What it is directly about is re-starting a discussion or consideration of the advantages of Charters as a policy choice and extending that discussion or consideration to include ideas about what districts can and cannot do. The current assumption that thoughtful innovation requires Charter Schools bugs me. It bugs me even more that the the preferred path for community partnerships like the one envisioned by the Badger Rock group has become Charters.
There was a time when districts, communities and even corporate partners initiated exciting educational work in the context of traditional district schools, district magnet schools, district laboratory schools, embedded programs and other non-Charter ways. In Madison Shabazz and Spring Harbor are obvious examples that this can be done. I attended a district Magnet, Laboratory School in Evanston Illinois, where more recently they have created embedded Dual Language Immersion and Afrocentric programs. It can still be done.

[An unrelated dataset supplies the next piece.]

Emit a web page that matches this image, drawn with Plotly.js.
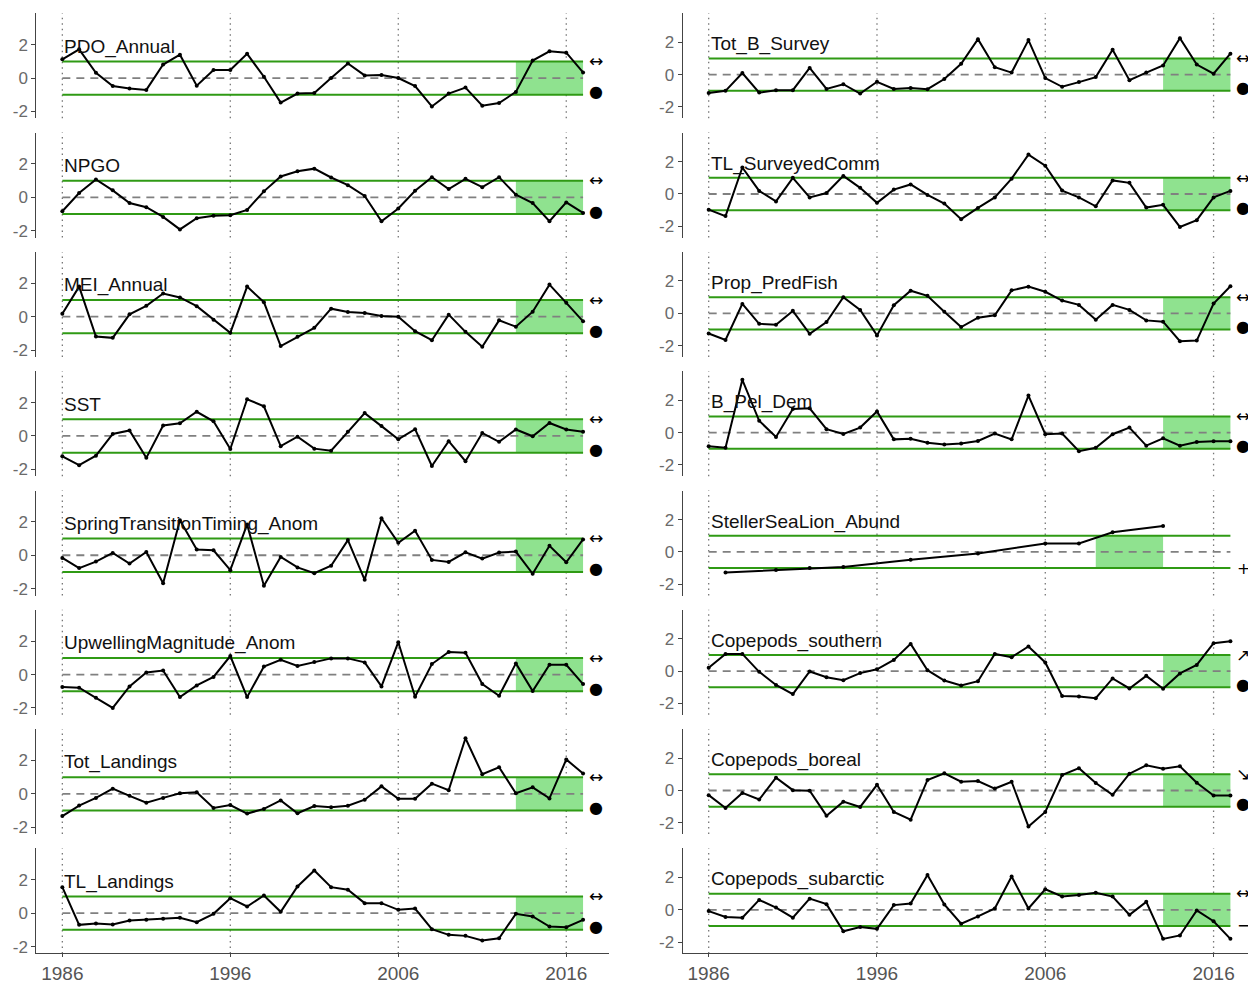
<!DOCTYPE html>
<html>
<head>
<meta charset="utf-8">
<script src="https://cdn.plot.ly/plotly-3.0.1.min.js"></script>
<style>
  html, body { margin: 0; padding: 0; overflow: hidden; background: #ffffff; }
  #chart { width: 1258px; height: 983px; }
</style>
</head>
<body>
<div id="chart"></div>
<script>
// Standardized anomaly time series, 1986-2017
const years = [1986, 1987, 1988, 1989, 1990, 1991, 1992, 1993, 1994, 1995, 1996,
  1997, 1998, 1999, 2000, 2001, 2002, 2003, 2004, 2005, 2006, 2007, 2008, 2009,
  2010, 2011, 2012, 2013, 2014, 2015, 2016, 2017];

const pdoAnnual = [1.12, 1.72, 0.32, -0.48, -0.63, -0.71, 0.81, 1.4, -0.46, 0.48, 0.48,
  1.45, 0.08, -1.47, -0.93, -0.89, 0.0, 0.87, 0.16, 0.18, 0.0, -0.48, -1.7, -0.93,
  -0.57, -1.66, -1.5, -0.83, 1.05, 1.6, 1.52, 0.34];
const npgo = [-0.83, 0.26, 1.07, 0.42, -0.34, -0.59, -1.17, -1.92, -1.25, -1.1, -1.07,
  -0.75, 0.36, 1.25, 1.56, 1.72, 1.19, 0.73, 0.08, -1.43, -0.67, 0.4, 1.21, 0.5,
  1.11, 0.61, 1.21, 0.16, -0.34, -1.43, -0.3, -0.93];
const meiAnnual = [0.18, 1.8, -1.19, -1.27, 0.14, 0.65, 1.39, 1.15, 0.63, -0.18, -0.97,
  1.8, 0.87, -1.76, -1.21, -0.67, 0.48, 0.28, 0.22, 0.04, 0.0, -0.87, -1.41, 0.12,
  -0.91, -1.8, -0.22, -0.6, 0.3, 1.92, 0.83, -0.28];
const sst = [-1.22, -1.75, -1.18, 0.12, 0.33, -1.31, 0.63, 0.76, 1.45, 0.88, -0.78,
  2.2, 1.78, -0.61, -0.04, -0.76, -0.88, 0.25, 1.37, 0.59, -0.2, 0.41, -1.8, -0.31,
  -1.51, 0.18, -0.35, 0.39, -0.02, 0.78, 0.39, 0.25];
const springTransition = [-0.16, -0.77, -0.38, 0.14, -0.5, 0.2, -1.68, 2.1, 0.34, 0.3, -0.89,
  1.85, -1.82, -0.1, -0.73, -1.07, -0.63, 0.91, -1.47, 2.22, 0.75, 1.47, -0.28, -0.4,
  0.18, -0.2, 0.16, 0.22, -1.11, 0.57, -0.42, 0.95];
const upwelling = [-0.75, -0.79, -1.39, -2.0, -0.71, 0.12, 0.24, -1.35, -0.65, -0.14, 1.11,
  -1.35, 0.48, 0.89, 0.51, 0.75, 0.97, 0.97, 0.73, -0.71, 1.94, -1.33, 0.63, 1.35,
  1.31, -0.57, -1.27, 0.67, -0.99, 0.59, 0.59, -0.57];
const totLandings = [-1.33, -0.7, -0.24, 0.31, -0.12, -0.53, -0.24, 0.04, 0.1, -0.84, -0.67,
  -1.18, -0.9, -0.39, -1.16, -0.73, -0.8, -0.71, -0.35, 0.45, -0.29, -0.29, 0.61, 0.22,
  3.33, 1.18, 1.59, 0.04, 0.39, -0.27, 2.06, 1.22];
const tlLandings = [1.56, -0.7, -0.62, -0.68, -0.44, -0.4, -0.34, -0.28, -0.54, -0.04, 0.9,
  0.4, 1.06, 0.08, 1.6, 2.56, 1.56, 1.4, 0.6, 0.6, 0.2, 0.28, -0.96, -1.3,
  -1.36, -1.64, -1.5, -0.04, -0.2, -0.8, -0.84, -0.4];

const totBSurvey = [-1.13, -1.0, 0.1, -1.11, -0.96, -0.96, 0.42, -0.88, -0.59, -1.17, -0.44,
  -0.88, -0.82, -0.9, -0.27, 0.67, 2.2, 0.46, 0.13, 2.14, -0.21, -0.75, -0.46, -0.15,
  1.55, -0.34, 0.13, 0.57, 2.26, 0.63, 0.06, 1.3];
const tlSurveyedComm = [-0.97, -1.37, 1.64, 0.19, -0.46, 1.0, -0.21, 0.06, 1.12, 0.38, -0.55,
  0.27, 0.59, -0.06, -0.59, -1.56, -0.86, -0.21, 0.95, 2.44, 1.75, 0.21, -0.21, -0.76,
  0.84, 0.69, -0.84, -0.67, -2.04, -1.62, -0.21, 0.19];
const propPredFish = [-1.25, -1.65, 0.58, -0.65, -0.71, 0.15, -1.27, -0.54, 1.0, 0.21, -1.37,
  0.5, 1.4, 1.08, 0.1, -0.85, -0.27, -0.12, 1.42, 1.65, 1.33, 0.79, 0.52, -0.4,
  0.52, 0.21, -0.44, -0.52, -1.73, -1.69, 0.6, 1.67];
const bPelDem = [-0.85, -0.94, 3.27, 0.73, -0.27, 1.46, 1.5, 0.21, -0.08, 0.31, 1.31,
  -0.42, -0.38, -0.63, -0.73, -0.67, -0.52, -0.06, -0.42, 2.29, -0.1, -0.06, -1.15, -0.94,
  -0.1, 0.31, -0.81, -0.35, -0.81, -0.58, -0.54, -0.54];
const sslYears = [1987, 1990, 1992, 1994, 1998, 2002, 2006, 2008, 2010, 2013];
const stellerSeaLion = [-1.27, -1.12, -1.0, -0.94, -0.48, -0.1, 0.52, 0.52, 1.21, 1.6];
const copepodsSouthern = [0.21, 1.07, 1.07, -0.04, -0.85, -1.42, -0.02, -0.37, -0.56, -0.12, 0.12,
  0.7, 1.69, 0.06, -0.58, -0.89, -0.62, 1.07, 0.87, 1.53, 0.54, -1.53, -1.57, -1.67,
  -0.45, -1.07, -0.29, -1.09, -0.14, 0.39, 1.73, 1.86];
const copepodsBoreal = [-0.29, -1.08, -0.15, -0.56, 0.79, 0.02, -0.02, -1.56, -0.69, -1.02, 0.35,
  -1.33, -1.81, 0.65, 1.06, 0.54, 0.58, 0.12, 0.54, -2.23, -1.33, 0.96, 1.38, 0.46,
  -0.27, 1.04, 1.56, 1.35, 1.5, 0.48, -0.31, -0.31];
const copepodsSubarctic = [-0.08, -0.45, -0.49, 0.61, 0.14, -0.49, 0.69, 0.35, -1.33, -1.06, -1.18,
  0.29, 0.39, 2.16, 0.33, -0.86, -0.41, 0.08, 2.06, 0.08, 1.27, 0.82, 0.92, 1.06,
  0.82, -0.31, 0.49, -1.8, -1.59, -0.04, -0.71, -1.8];

// Panel labels and status symbols (trend over recent window, recent mean)
const leftNames = ['PDO_Annual', 'NPGO', 'MEI_Annual', 'SST',
  'SpringTransitionTiming_Anom', 'UpwellingMagnitude_Anom', 'Tot_Landings', 'TL_Landings'];
const rightNames = ['Tot_B_Survey', 'TL_SurveyedComm', 'Prop_PredFish', 'B_Pel_Dem',
  'StellerSeaLion_Abund', 'Copepods_southern', 'Copepods_boreal', 'Copepods_subarctic'];
const leftTrend = ['↔', '↔', '↔', '↔', '↔', '↔', '↔', '↔'];
const leftMean = ['●', '●', '●', '●', '●', '●', '●', '●'];
const rightTrend = ['↔', '↔', '↔', '↔', '', '↗', '↘', '↔'];
const rightMean = ['●', '●', '●', '●', '+', '●', '●', '−'];
const recentWindow = [2013, 2017];
const sslRecentWindow = [2009, 2013];
const xTickYears = [1986, 1996, 2006, 2016];

const leftSeries = [pdoAnnual, npgo, meiAnnual, sst, springTransition, upwelling, totLandings, tlLandings];
const rightSeries = [totBSurvey, tlSurveyedComm, propPredFish, bPelDem, stellerSeaLion,
  copepodsSouthern, copepodsBoreal, copepodsSubarctic];

// Geometry (pixels)
const W = 1258, H = 983;
const panelTop0 = 13.3, panelH = 105, panelStep = 119.3;
const colX = [[36.3, 609.1], [682.6, 1256.5]];
const colYRange = [[-2.41, 3.88], [-2.7, 3.8]];
const xRange = [1984.45, 2018.55];
const symbolX = 2017.75;

const fontFam = 'Arial, "Liberation Sans", sans-serif';
const green = '#2f9a14';
const fillGreen = '#8fe28f';

const data = [];
const shapes = [];
const annotations = [];
const layout = {
  width: W, height: H,
  margin: {l: 0, r: 0, t: 0, b: 0},
  paper_bgcolor: '#ffffff', plot_bgcolor: 'rgba(0,0,0,0)',
  showlegend: false,
  font: {family: fontFam},
  shapes: shapes, annotations: annotations
};

function addPanel(col, row, name, xs, ys, win, trend, mean) {
  const k = col * 8 + row + 1;
  const xa = 'x' + (k === 1 ? '' : k);
  const ya = 'y' + (k === 1 ? '' : k);
  const xKey = 'xaxis' + (k === 1 ? '' : k);
  const yKey = 'yaxis' + (k === 1 ? '' : k);
  const top = panelTop0 + row * panelStep;
  const bottom = top + panelH;
  const isBottom = row === 7;

  layout[xKey] = {
    domain: [colX[col][0] / W, colX[col][1] / W],
    anchor: ya,
    range: xRange,
    tickvals: xTickYears,
    ticktext: xTickYears.map(String),
    showticklabels: isBottom,
    ticks: isBottom ? 'outside' : '',
    ticklen: 3, tickcolor: '#444',
    showline: isBottom, linecolor: '#444', linewidth: 1,
    showgrid: false, zeroline: false,
    tickfont: {size: 19, color: '#555555', family: fontFam}
  };
  layout[yKey] = {
    domain: [(H - bottom) / H, (H - top) / H],
    anchor: xa,
    range: colYRange[col],
    tickvals: [-2, 0, 2],
    ticktext: ['-2', '0', '2'],
    ticks: 'outside', ticklen: 4, tickcolor: '#444',
    showline: true, linecolor: '#444', linewidth: 1,
    showgrid: false, zeroline: false,
    tickfont: {size: 17, color: '#6a6a6a', family: fontFam}
  };

  // recent-window band between -1 and +1
  shapes.push({type: 'rect', xref: xa, yref: ya, x0: win[0], x1: win[1], y0: -1, y1: 1,
    fillcolor: fillGreen, line: {width: 0}, layer: 'below'});
  // +/- 1 s.d. lines and mean line
  [1, -1].forEach(v => shapes.push({type: 'line', xref: xa, yref: ya, x0: 1986, x1: 2017,
    y0: v, y1: v, line: {color: green, width: 2}, layer: 'below'}));
  shapes.push({type: 'line', xref: xa, yref: ya, x0: 1986, x1: 2017, y0: 0, y1: 0,
    line: {color: '#808080', width: 1.8, dash: '8px,6px'}, layer: 'below'});
  // dotted decade markers
  xTickYears.forEach(yr => shapes.push({type: 'line', xref: xa, yref: ya + ' domain',
    x0: yr, x1: yr, y0: 0, y1: 1, line: {color: '#777', width: 1.3, dash: '1.5px,4px'}, layer: 'below'}));

  data.push({
    type: 'scatter', mode: 'lines+markers', x: xs, y: ys, xaxis: xa, yaxis: ya,
    line: {color: '#000000', width: 2}, marker: {color: '#000000', size: 4},
    hoverinfo: 'x+y', cliponaxis: false
  });

  annotations.push({xref: xa, yref: ya, x: 1986, y: 1.88, text: name, showarrow: false,
    xanchor: 'left', yanchor: 'middle', font: {size: 19, color: '#111', family: fontFam}});
  if (trend) annotations.push({xref: xa, yref: ya, x: symbolX, y: 1.02, text: trend, showarrow: false,
    xanchor: 'center', yanchor: 'middle', font: {size: 17, color: '#000', family: '"DejaVu Sans", sans-serif'}});
  if (mean) annotations.push({xref: xa, yref: ya, x: symbolX, y: mean === '●' ? -0.82 : -1.0, text: mean,
    showarrow: false, xanchor: 'center', yanchor: 'middle',
    font: {size: 16, color: '#000', family: '"DejaVu Sans", sans-serif'}});
}

leftNames.forEach((n, i) => addPanel(0, i, n, years, leftSeries[i], recentWindow, leftTrend[i], leftMean[i]));
rightNames.forEach((n, i) => {
  const isSSL = n === 'StellerSeaLion_Abund';
  addPanel(1, i, n, isSSL ? sslYears : years, rightSeries[i],
    isSSL ? sslRecentWindow : recentWindow, rightTrend[i], rightMean[i]);
});

Plotly.newPlot('chart', data, layout, {displayModeBar: false, staticPlot: true});
</script>
</body>
</html>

The “we can’t do it without a Charter” attitude seems lazy. First I’d like to know in some detail why it supposedly can’t be done without a Charter. If that proves to be the case, than in most instances wouldn’t the best policy be to figure out why and change things so that the benefits of innovation could be achieved through district programs? It is sad that so many have given up on the reforms that would benefit all students in order to pursue those that will only touch very few (even the staunchest Charter advocates understand that for the foreseeable future the vast majority of American children will attend district schools).
I’ll offer one answer to the titular question: Money! Unfortunately Federal policy-makers, foundations and many others are all acting on the unexamined assumption that innovation or even diversity of educational programing requires Charters. I have a friend who is a Superintendent of a small district. He is justly proud of an environmental Charter school he helped create. We’ve never talked about it much, but a couple of months ago he started describing how the only reason to have it be a Charter was the money. This is pragmatic, but it only shifts the question to “Why is money available for Charters and not district-based creative programs?”
Let’s ask the questions and examine the assumptions and do what we need to expand creativity and energy in districts and district schools. Let’s also make sure they have the resources to do this.
As I was finishing this I saw a great post on a related topic from Richard Kahlenberg (hat tip Jim Horn, Schools Matter). Among other things Kahlneberg contrasts the segregative impact of Charters with the desegregative history of magnet schools. Worth reading.
Also worth reading is Madison Board Member Lucy Mathiak on the Badger Rock proposal (welcome to the Madison EduBlogoSphere Lucy).
Thomas J. Mertz
I wanted to add to Thomas Mertz’s thorough take on Charter Schools with a comment that doesn’t necessarily require a second blog entry. An editorial in today’s New York Times http://www.nytimes.com/2010/01/11/opinion/11mon3.html?ref=opinion section raises some additional points that I hope our school board continues to keep in mind. As I reported here https://madisonamps.org/2009/10/29/reform-is-in-the-air/ a Stanford study from last summer had challenged some conventional thinking about the efficacy of Charter Schools in general and was picked up by the Times as they noted how it had “startled many education specialists …[and] showed that a large number of charter schools are failing to deliver on their promises. It compared the performance of charter schools and traditional schools in 15 states and the District of Columbia and found that only about 17 percent of charters offered students a better education than traditional schools — and that 37 percent were worse.” The piece continues on with a question as to why, by and large, Charters do better in New York, comparatively, than other places. They suggest that there, there is a “rigorous mechanism for licensing charters as well as strong oversight of performance. The city also gives charter operators free space, and provides them with administrative support so that they can more easily get up and running and comply with state and federal education law” and suggests that Charters will only be effective “if they are closely monitored and held to high standards.”
I continue to remain skeptical that we have the commitment to providing a rigorous mechanism for licensing charters, monitoring their performance and providing the “extra free space.” I think that, not because I don’t think we have capable people, but simply because we have little money for any new initiatives (4 year old kindergartens for example). We are already stretched to ridiculous lengths just to maintain our current schools and programs because of the school finance malaise we highlight all the time on this blog. I worry a great deal that initiatives such as these continue as part of a trend in education for the past 50 years to become distracted by the latest loud and sparkling new band wagon to pass by in which to jump onto, while perhaps being in danger of leaving behind the essential mandate of a good public education for all its citizens in a robust democracy.